How is the average worker going to be able to consume with no paycheck coming in? How do their bills get paid? How do they retire to make way for younger workers? How does capitalism; better yet, how does American government continue with no revenue, public OR private?
Realistically, between reduced job prospects, astronomical student loan debt, automation and everyone in public and private power subscribing to cheap labor corporatism, how will a Millennial be able to survive, much less retire?
How does one answer the hundreds of thousands, possibly a few or several million, workers that will suddenly have no paycheck and no prospects due to displacement by automation, redundancy, job offshoring or just general "FREE MARKETZ CAPITALISM"?
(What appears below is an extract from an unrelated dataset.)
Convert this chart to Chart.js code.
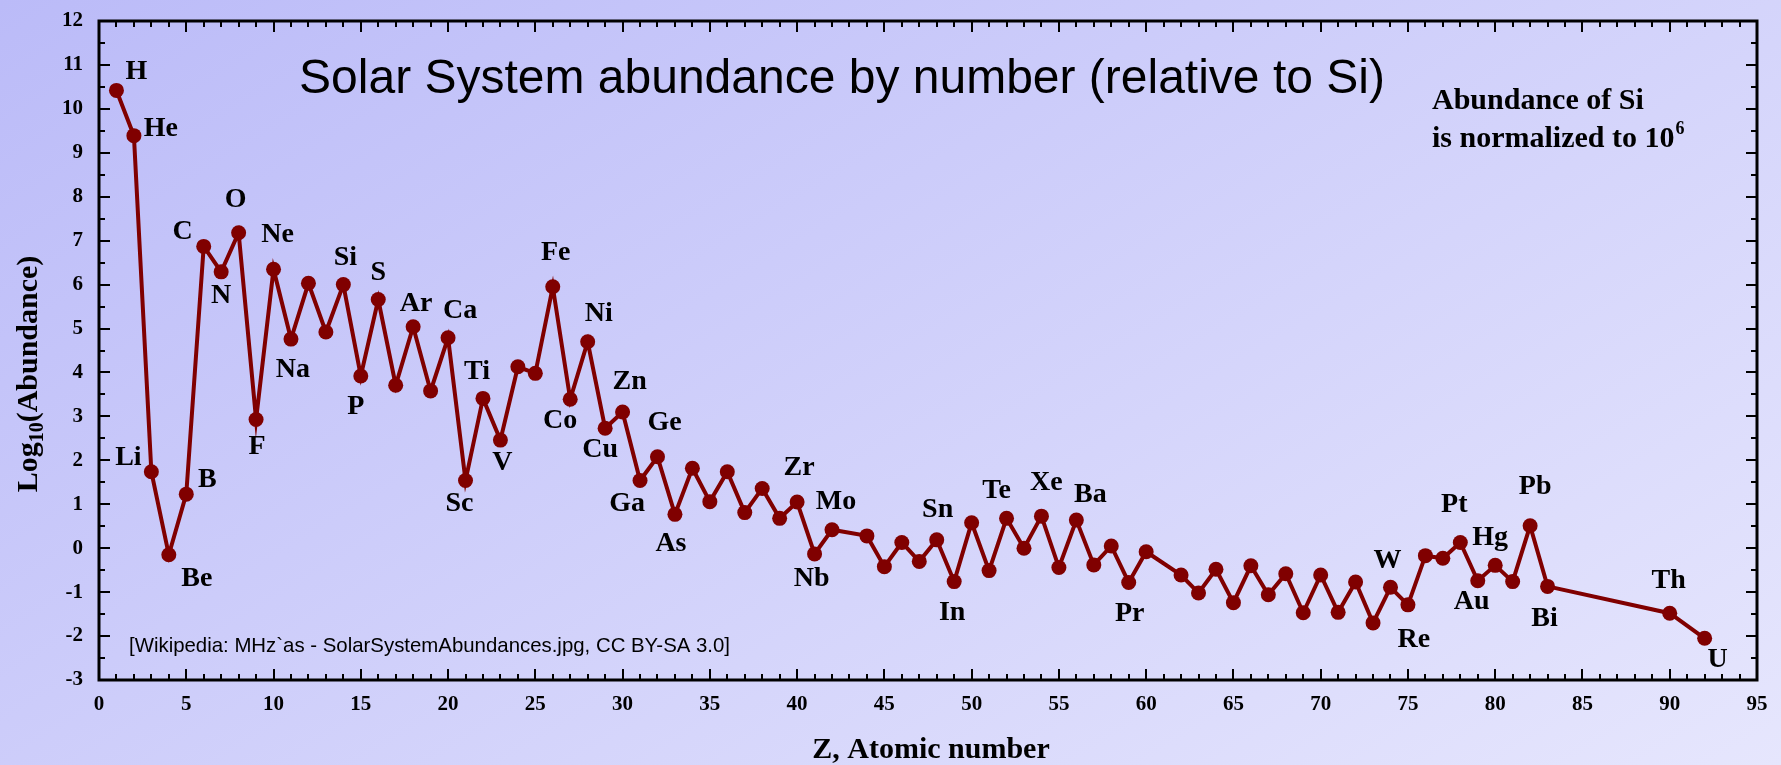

"Oh well, not MY problem." "Shoulda, woulda, coulda." "Should have prepared, should have thought ahead"??
"Adapt or die" is nothing but a cold-hearted cop-out and a losing alternative to an actual long-term plan for displaced workers. You all attest that futures can and always will work out . . . but what if this time, and sorry to say, it's very much a certainty . . . IT DOESN'T??
Keep giggling gleefuly at "Creative Destruction". Guess when it's not you that's affected, it's hunky dory, right?
Me, I have a heart. My crime, I guess. I want to at least pretend to have some sort of plan for our workers when this hammer drops. Don't you?